Turkish foreign ministry also released a statement and condemned the attack.

"We condemn this terrorist attack and convey our condolences to the friendly and brotherly Government and people of Pakistan," the statement by the ministry read.

Following the latest attack, dozens of Christians protested in the northwestern city of Peshawar and called on officials to protect religious minorities. In September 2013, a twin suicide bomb attack at the city's All Saints Church killed some 127 people and injured over 250, in the deadliest attack on Pakistan's Christian community in the nation's history.

And last year Lahore suffered one of Pakistan's deadliest attacks during the Easter season – a suicide bomb in a park that killed more than 70 people including many children. The bombing was later claimed by the Jamaat ul Ahrar faction of the Pakistani Taliban.

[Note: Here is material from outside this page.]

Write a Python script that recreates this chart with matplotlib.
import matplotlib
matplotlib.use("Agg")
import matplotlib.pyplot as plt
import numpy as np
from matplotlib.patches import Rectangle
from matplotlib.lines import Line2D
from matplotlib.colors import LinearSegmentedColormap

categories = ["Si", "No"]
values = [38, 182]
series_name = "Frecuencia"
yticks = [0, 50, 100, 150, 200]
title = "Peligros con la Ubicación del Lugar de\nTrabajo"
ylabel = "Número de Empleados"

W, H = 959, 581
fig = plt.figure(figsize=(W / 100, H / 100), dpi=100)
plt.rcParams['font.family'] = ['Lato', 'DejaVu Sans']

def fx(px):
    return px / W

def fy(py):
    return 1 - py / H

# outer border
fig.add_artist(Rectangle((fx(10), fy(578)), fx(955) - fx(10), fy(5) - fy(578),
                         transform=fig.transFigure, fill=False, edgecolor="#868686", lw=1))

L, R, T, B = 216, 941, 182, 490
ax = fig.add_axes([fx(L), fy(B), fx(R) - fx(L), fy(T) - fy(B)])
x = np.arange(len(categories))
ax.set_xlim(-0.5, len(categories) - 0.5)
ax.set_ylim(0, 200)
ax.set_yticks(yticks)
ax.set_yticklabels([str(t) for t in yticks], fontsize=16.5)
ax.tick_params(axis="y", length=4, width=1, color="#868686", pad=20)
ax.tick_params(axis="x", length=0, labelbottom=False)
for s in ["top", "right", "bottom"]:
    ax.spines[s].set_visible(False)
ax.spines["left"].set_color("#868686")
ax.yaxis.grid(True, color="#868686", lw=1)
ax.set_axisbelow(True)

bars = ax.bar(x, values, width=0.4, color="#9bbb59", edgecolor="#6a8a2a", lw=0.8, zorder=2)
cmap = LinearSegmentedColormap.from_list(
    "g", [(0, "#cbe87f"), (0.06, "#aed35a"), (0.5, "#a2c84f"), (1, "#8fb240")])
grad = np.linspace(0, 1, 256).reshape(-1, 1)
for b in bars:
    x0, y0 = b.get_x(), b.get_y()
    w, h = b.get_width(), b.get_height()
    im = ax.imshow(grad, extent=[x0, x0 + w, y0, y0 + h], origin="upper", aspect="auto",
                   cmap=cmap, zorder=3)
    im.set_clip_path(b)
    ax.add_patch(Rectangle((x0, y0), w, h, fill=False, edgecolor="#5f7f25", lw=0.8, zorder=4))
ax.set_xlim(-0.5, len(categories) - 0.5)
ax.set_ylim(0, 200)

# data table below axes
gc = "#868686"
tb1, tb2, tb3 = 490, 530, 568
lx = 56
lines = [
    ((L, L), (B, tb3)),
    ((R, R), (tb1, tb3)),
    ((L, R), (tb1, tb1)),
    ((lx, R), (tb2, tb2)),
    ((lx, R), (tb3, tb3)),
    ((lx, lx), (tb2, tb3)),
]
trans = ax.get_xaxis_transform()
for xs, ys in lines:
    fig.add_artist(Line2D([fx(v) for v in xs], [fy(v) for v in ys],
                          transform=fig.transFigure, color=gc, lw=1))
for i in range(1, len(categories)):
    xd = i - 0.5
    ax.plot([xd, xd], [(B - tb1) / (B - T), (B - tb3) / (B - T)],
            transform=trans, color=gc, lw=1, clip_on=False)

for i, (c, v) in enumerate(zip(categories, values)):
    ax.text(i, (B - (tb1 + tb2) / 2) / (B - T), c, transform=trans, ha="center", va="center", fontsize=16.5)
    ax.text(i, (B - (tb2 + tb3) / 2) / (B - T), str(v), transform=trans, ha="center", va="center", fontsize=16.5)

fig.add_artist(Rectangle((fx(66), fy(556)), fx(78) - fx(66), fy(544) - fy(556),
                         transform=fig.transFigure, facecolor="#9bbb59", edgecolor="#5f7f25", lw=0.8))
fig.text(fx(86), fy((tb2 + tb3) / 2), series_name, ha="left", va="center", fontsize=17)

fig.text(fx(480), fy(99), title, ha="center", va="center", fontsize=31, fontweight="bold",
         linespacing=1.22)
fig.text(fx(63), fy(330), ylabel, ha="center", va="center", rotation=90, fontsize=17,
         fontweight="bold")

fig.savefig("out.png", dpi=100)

Balochistan, bordering Iran and Afghanistan, is the largest of the country's four provinces but its roughly seven million people have long argued they do not get a fair share of its vast gas and mineral wealth. Efforts to promote peace and development have reduced the violence considerably in recent years. The push includes continuing work on a mammoth Chinese infrastructure project – the China-Pakistan Economic Corridor – which will provide Beijing with a modern-day Silk Road to the Arabian Sea through Balochistan's deep-sea port of Gwadar.